### WHAT THE TASK REQUIRES
Every line from the start of the records through the line with "import seaborn as sns" is to be written out exactly; pictures are not.

[Entries with chart source code]
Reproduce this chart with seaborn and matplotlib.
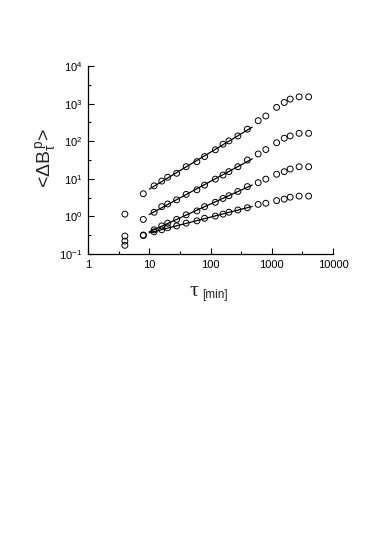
import numpy as np
import pandas as pd
import matplotlib
matplotlib.use("Agg")
import matplotlib.pyplot as plt
import matplotlib.ticker as mticker
import seaborn as sns

# -------------------------
# Data
# -------------------------
tau = [4, 8, 12, 16, 20, 28, 40, 60, 80, 120, 160, 200, 280, 400,
       600, 800, 1200, 1600, 2000, 2800, 4000]
series_p1 = [1.15, 4.0, 6.5, 8.7, 11, 14, 21, 28.5, 39, 59, 83, 102, 138, 209,
             351, 468, 794, 1070, 1320, 1510, 1510]
series_p2 = [0.30, 0.83, 1.29, 1.82, 2.14, 2.75, 3.85, 5.1, 6.8, 9.8, 12.6, 15.5,
             20.9, 31.6, 45.7, 60, 91, 120, 138, 162, 162]
series_p3 = [0.22, 0.32, 0.44, 0.56, 0.66, 0.83, 1.10, 1.40, 1.82, 2.37, 3.0, 3.55,
             4.6, 6.2, 7.9, 9.8, 13.2, 15.5, 18.2, 20.9, 20.9]
series_p4 = [0.17, 0.31, 0.39, 0.44, 0.50, 0.56, 0.66, 0.76, 0.89, 1.02, 1.15, 1.29,
             1.48, 1.70, 2.09, 2.24, 2.63, 2.88, 3.24, 3.47, 3.47]
series_names = ["p1", "p2", "p3", "p4"]
fit_range = [10, 480]  # tau interval covered by the power-law fits

df = pd.DataFrame({"tau": tau * 4,
                   "value": series_p1 + series_p2 + series_p3 + series_p4,
                   "series": np.repeat(series_names, len(tau))})

# power-law fits in the scaling range
fit_rows = []
for name, grp in df.groupby("series"):
    sel = grp[(grp.tau >= fit_range[0]) & (grp.tau <= fit_range[1])]
    slope, icpt = np.polyfit(np.log10(sel.tau), np.log10(sel.value), 1)
    for t in fit_range:
        fit_rows.append({"tau": t, "value": 10 ** (icpt + slope * np.log10(t)), "series": name})
df_fit = pd.DataFrame(fit_rows)

# -------------------------
# Style
# -------------------------
sns.set_style("ticks")
plt.rcParams["font.family"] = ["Liberation Sans", "DejaVu Sans"]
plt.rcParams["mathtext.fontset"] = "custom"
plt.rcParams["mathtext.rm"] = "Liberation Sans"
plt.rcParams["mathtext.it"] = "Liberation Sans:italic"
plt.rcParams["axes.unicode_minus"] = False

fig = plt.figure(figsize=(3.74, 5.37), dpi=100)
ax = fig.add_axes([88 / 374, 1 - 254 / 537, 245 / 374, 188 / 537])

sns.lineplot(data=df_fit, x="tau", y="value", units="series", estimator=None,
             color="black", linewidth=0.9, ax=ax)
sns.scatterplot(data=df, x="tau", y="value", marker="o", s=18,
                facecolor="none", edgecolor="black", linewidth=0.7, ax=ax, zorder=3)

ax.set_xscale("log")
ax.set_yscale("log")
ax.set_xlim(1, 10000)
ax.set_ylim(0.1, 10000)
sns.despine(ax=ax)

ax.xaxis.set_major_locator(mticker.LogLocator(base=10, numticks=10))
ax.xaxis.set_major_formatter(mticker.FuncFormatter(lambda v, _: f"{v:g}"))
ax.xaxis.set_minor_locator(mticker.LogLocator(base=10, subs=[3.16], numticks=10))
ax.yaxis.set_major_locator(mticker.LogLocator(base=10, numticks=10))
ax.yaxis.set_major_formatter(
    mticker.FuncFormatter(lambda v, _: r"10$^{%d}$" % round(np.log10(v))))
ax.yaxis.set_minor_locator(mticker.LogLocator(base=10, subs=[3.16], numticks=10))
ax.xaxis.set_minor_formatter(mticker.NullFormatter())
ax.yaxis.set_minor_formatter(mticker.NullFormatter())
ax.tick_params(which="both", direction="in", width=0.8, labelsize=8, pad=4,
               colors="black")
ax.tick_params(which="major", length=4)
ax.tick_params(which="minor", length=2.5)
for sp in ax.spines.values():
    sp.set_linewidth(0.9)
    sp.set_color("black")

ax.set_xlabel("")
ax.set_ylabel("")
fig.text(46 / 374, 1 - 158 / 537, r"<ΔB$_{\mathrm{\tau}}^{\,\mathrm{p}}$>", rotation=90,
         ha="center", va="center", fontsize=14)
fig.text(194 / 374, 1 - 291 / 537, "τ", family=["Liberation Serif", "DejaVu Serif"],
         ha="center", va="center", fontsize=16)
fig.text(202 / 374, 1 - 295 / 537, "[min]", ha="left", va="center", fontsize=8.5)

fig.savefig("out.png", dpi=100)
plt.close(fig)
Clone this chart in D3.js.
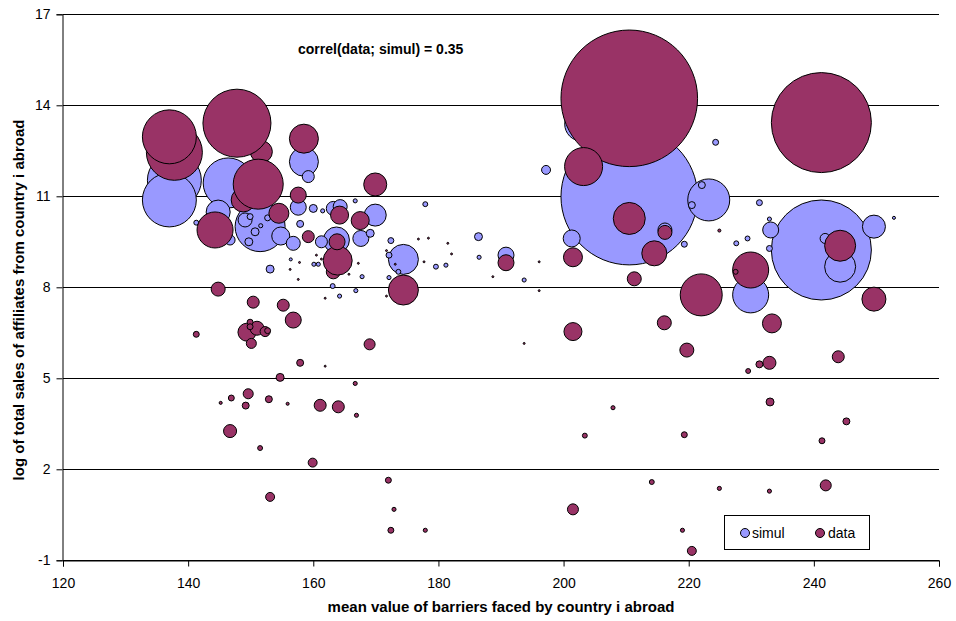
<!DOCTYPE html>
<html>
<head>
<meta charset="utf-8">
<script src="https://cdn.jsdelivr.net/npm/d3@7"></script>
<style>
  body { margin: 0; background: #fff; }
  svg { font-family: Arial, "Liberation Sans", sans-serif; }
</style>
</head>
<body>
<svg width="956" height="621"></svg>
<script>
// simul series (x = mean barriers, y = log sales, size = bubble size)
var simulX = [210.5, 241.2, 137.8, 137.0, 146.4, 151.5, 223.2, 229.9, 244.2, 174.4,
  158.5, 202.9, 163.7, 144.8, 249.6, 169.9, 154.8, 201.3, 233.1, 190.8,
  157.6, 167.6, 149.1, 156.8, 163.2, 164.3, 216.2, 161.3, 159.2, 146.7,
  241.8, 197.2, 153.1, 160.0, 150.7, 149.7, 169.1, 157.9, 222.1, 220.5,
  152.7, 149.9, 172.4, 172.1, 224.3, 231.3, 219.3, 232.9, 141.3, 163.1,
  173.6, 177.9, 179.6, 227.6, 229.4, 161.5, 151.6, 166.7, 160.1, 160.8,
  167.8, 164.2, 166.8, 172.1, 181.2, 186.4, 186.5, 193.7, 232.9, 156.4,
  252.8];
var simulY = [10.99, 9.23, 11.53, 10.88, 11.44, 10.0, 10.88, 7.75, 8.68, 8.92,
  12.14, 13.38, 9.56, 10.48, 10.0, 10.38, 9.69, 9.61, 9.89, 9.06,
  10.64, 9.61, 10.22, 9.45, 10.6, 10.66, 9.89, 9.5, 11.65, 9.56,
  9.61, 11.87, 8.6, 10.6, 9.83, 9.5, 9.78, 10.09, 11.37, 10.71,
  10.29, 10.33, 9.54, 9.06, 12.78, 10.79, 9.42, 9.28, 10.13, 8.04,
  8.51, 10.74, 8.68, 9.45, 9.61, 10.52, 10.03, 10.85, 8.76, 8.76,
  8.35, 7.71, 7.89, 8.32, 8.73, 9.67, 8.99, 8.24, 10.25, 8.92,
  10.29];
var simulSize = [100, 53.6, 15.6, 15.6, 13.4, 13.4, 9.45, 6.95, 5.15, 4.82,
  4.51, 6.2, 3.62, 3.09, 2.84, 2.59, 1.74, 1.55, 1.37, 1.37,
  1.37, 1.37, 1.05, 1.05, 1.05, 1.05, 1.05, 0.77, 0.77, 0.54,
  0.54, 0.43, 0.34, 0.34, 0.34, 0.34, 0.34, 0.26, 0.26, 0.26,
  0.19, 0.19, 0.19, 0.19, 0.19, 0.19, 0.19, 0.19, 0.13, 0.13,
  0.13, 0.13, 0.13, 0.13, 0.13, 0.09, 0.09, 0.09, 0.09, 0.09,
  0.09, 0.09, 0.09, 0.09, 0.09, 0.34, 0.09, 0.09, 0.09, 0.05,
  0.05];

// data series
var dataX = [151.7, 148.8, 163.2, 210.5, 241.2, 147.8, 137.8, 137.0, 151.2, 222.0,
  203.2, 144.3, 229.9, 210.5, 244.2, 174.4, 158.5, 163.9, 214.5, 249.6,
  169.9, 154.5, 201.5, 233.3, 201.5, 164.2, 167.5, 149.4, 157.6, 163.8,
  156.8, 144.8, 211.3, 216.2, 216.1, 219.7, 151.0, 232.9, 146.7, 150.4,
  155.2, 159.2, 161.1, 164.0, 243.9, 169.0, 241.9, 201.5, 152.3, 149.6,
  150.1, 159.9, 153.1, 220.5, 154.7, 233.0, 157.9, 149.2, 152.9, 231.3,
  245.2, 149.9, 149.9, 152.7, 141.3, 146.9, 172.0, 172.4, 241.3, 219.3,
  227.5, 229.5, 151.5, 203.4, 214.1, 166.7, 166.9, 172.9, 177.9, 207.9,
  224.9, 232.9, 219.0, 145.2, 155.9, 224.9, 161.9, 157.8, 156.3, 157.6,
  160.5, 161.3, 167.2, 165.7, 171.7, 171.7, 161.9, 173.1, 176.8, 178.4,
  181.5, 182.1, 177.7, 188.7, 196.1, 196.1, 193.7, 190.8];
var dataY = [12.47, 10.88, 8.51, 14.23, 13.43, 13.41, 12.45, 12.96, 11.4, 7.75,
  11.98, 9.89, 8.57, 10.27, 9.37, 7.91, 12.9, 8.88, 9.12, 7.61,
  11.39, 10.44, 8.99, 6.81, 6.54, 10.38, 10.2, 6.52, 11.04, 9.5,
  6.92, 7.94, 8.28, 9.81, 6.83, 5.93, 6.65, 5.51, 3.26, 7.51,
  7.41, 9.67, 4.11, 4.06, 5.71, 6.12, 1.47, 0.68, 6.54, 4.49,
  6.15, 2.22, 1.09, -0.69, 5.03, 4.22, 5.51, 4.1, 4.31, 5.46,
  3.58, 6.85, 6.7, 6.57, 6.45, 4.35, 1.64, -0.01, 2.94, 3.14,
  8.51, 5.24, 2.7, 3.11, 1.58, 4.83, 3.78, 0.68, -0.01, 4.03,
  1.37, 1.28, -0.01, 4.19, 4.16, 9.87, 5.4, 8.82, 8.59, 8.26,
  9.06, 8.93, 8.79, 8.43, 9.21, 7.71, 7.64, 8.76, 9.59, 9.62,
  9.45, 9.1, 8.84, 8.35, 8.84, 7.89, 6.15, 8.81];
var dataSize = [2.59, 3.09, 1.05, 100, 53.6, 24.8, 16.8, 15.6, 13.4, 9.45,
  7.74, 6.95, 6.95, 5.49, 5.15, 4.82, 4.51, 4.51, 3.35, 3.09,
  2.84, 2.14, 1.93, 1.93, 1.74, 1.74, 1.74, 1.74, 1.37, 1.37,
  1.37, 1.05, 1.05, 1.05, 1.05, 1.05, 1.05, 0.91, 0.91, 0.77,
  0.77, 0.77, 0.77, 0.77, 0.77, 0.65, 0.65, 0.65, 0.54, 0.54,
  0.54, 0.43, 0.43, 0.43, 0.34, 0.34, 0.26, 0.26, 0.26, 0.26,
  0.26, 0.19, 0.19, 0.19, 0.19, 0.19, 0.19, 0.19, 0.19, 0.19,
  0.13, 0.13, 0.13, 0.13, 0.13, 0.09, 0.09, 0.09, 0.09, 0.09,
  0.09, 0.09, 0.09, 0.05, 0.05, 0.05, 0.02, 0.02, 0.02, 0.02,
  0.02, 0.02, 0.02, 0.02, 0.02, 0.02, 0.02, 0.02, 0.02, 0.02,
  0.02, 0.02, 0.02, 0.02, 0.02, 0.02, 0.02, 1.37];

var xTicks = [120, 140, 160, 180, 200, 220, 240, 260];
var yTicks = [-1, 2, 5, 8, 11, 14, 17];
var seriesNames = ["simul", "data"];
var seriesColors = ["#9999FF", "#993366"];
var correlText = "correl(data; simul) = 0.35";

var svg = d3.select("svg");
const plotLeft = 63, plotRight = 939, plotTop = 14.3, plotBottom = 560.3;

var x = d3.scaleLinear().domain([120, 260]).range([plotLeft, plotRight]);
var y = d3.scaleLinear().domain([-1, 17]).range([plotBottom, plotTop]);
var r = d3.scaleSqrt().domain([0, 100]).range([0, 68.3]);

// horizontal gridlines
svg.append("g")
    .selectAll("line")
    .data(yTicks)
    .enter()
    .append("line")
    .attr("x1", plotLeft)
    .attr("x2", plotRight)
    .attr("y1", function (d) { return Math.round(y(d)) + 0.5; })
    .attr("y2", function (d) { return Math.round(y(d)) + 0.5; })
    .style("stroke", "#000")
    .style("stroke-width", 1);

// bubbles, simul first then data on top
function bubbles(xs, ys, ss, color) {
    var pts = xs.map(function (v, i) { return { x: v, y: ys[i], s: ss[i] }; });
    svg.append("g")
        .selectAll("circle")
        .data(pts)
        .enter()
        .append("circle")
        .attr("cx", function (d) { return x(d.x); })
        .attr("cy", function (d) { return y(d.y); })
        .attr("r", function (d) { return r(d.s); })
        .style("fill", color)
        .style("stroke", "#000")
        .style("stroke-width", 1);
}
var simulOrder = d3.range(simulX.length).sort(function (a, b) { return simulSize[b] - simulSize[a]; });
bubbles(simulOrder.map(function (i) { return simulX[i]; }),
    simulOrder.map(function (i) { return simulY[i]; }),
    simulOrder.map(function (i) { return simulSize[i]; }), seriesColors[0]);
bubbles(dataX, dataY, dataSize, seriesColors[1]);

// axes (plain hyphen for negatives, like the original)
var plain = function (d) { return String(d); };
var xAxis = svg.append("g")
    .attr("transform", "translate(0," + (Math.round(plotBottom) + 0.5) + ")")
    .call(d3.axisBottom(x).tickValues(xTicks).tickSize(6).tickPadding(12).tickFormat(plain));
var yAxis = svg.append("g")
    .attr("transform", "translate(" + (plotLeft - 0.5) + ",0)")
    .call(d3.axisLeft(y).tickValues(yTicks).tickSize(6).tickPadding(6).tickFormat(plain));
[xAxis, yAxis].forEach(function (g) {
    g.attr("font-family", null).attr("font-size", null);
    g.selectAll("path, line").style("stroke", "#000");
    g.selectAll("text").style("font-size", "14px").style("fill", "#000");
});

// axis titles
svg.append("text")
    .attr("x", (plotLeft + plotRight) / 2)
    .attr("y", 612)
    .attr("text-anchor", "middle")
    .style("font-size", "15px")
    .style("font-weight", "bold")
    .text("mean value of barriers faced by country i abroad");
svg.append("text")
    .attr("transform", "translate(24,300) rotate(-90)")
    .attr("text-anchor", "middle")
    .style("font-size", "15px")
    .style("font-weight", "bold")
    .text("log of total sales of affiliates from country i abroad");

// correlation note
svg.append("text")
    .attr("x", 298)
    .attr("y", 54)
    .style("font-size", "14px")
    .style("font-weight", "bold")
    .text(correlText);

// legend
const legendX = 724, legendY = 515;
svg.append("rect")
    .attr("x", legendX + 0.5)
    .attr("y", legendY + 0.5)
    .attr("width", 145)
    .attr("height", 34)
    .style("fill", "#fff")
    .style("stroke", "#000");
seriesNames.forEach(function (name, i) {
    svg.append("circle")
        .attr("cx", legendX + 21 + 75 * i)
        .attr("cy", legendY + 18)
        .attr("r", 4.5)
        .style("fill", seriesColors[i])
        .style("stroke", "#000");
    svg.append("text")
        .attr("x", legendX + 28 + 76 * i)
        .attr("y", legendY + 23)
        .style("font-size", "14px")
        .text(name);
});
</script>
</body>
</html>
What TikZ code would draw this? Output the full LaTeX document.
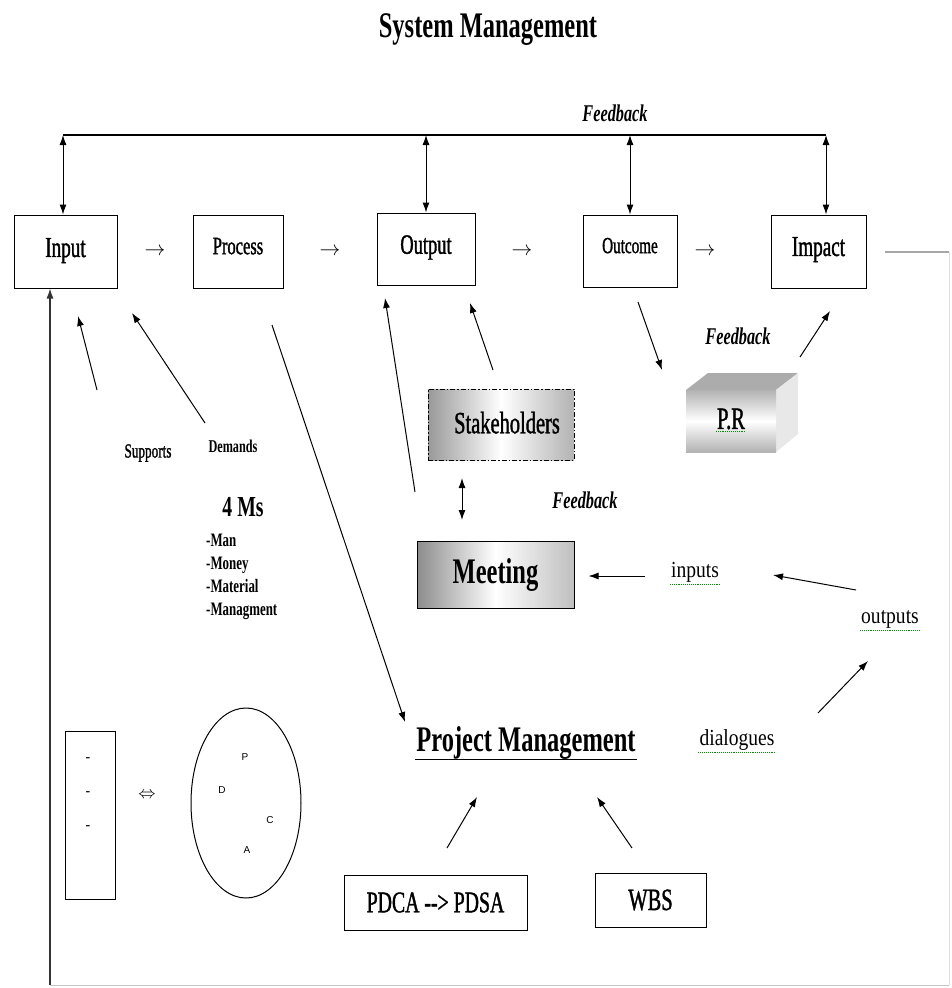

### SOLUTION TO THIS PROBLEM
Reproduce this chart with seaborn and matplotlib.
import numpy as np
import pandas as pd
import matplotlib
matplotlib.use("Agg")
import matplotlib.pyplot as plt
import matplotlib.ticker as mticker
import seaborn as sns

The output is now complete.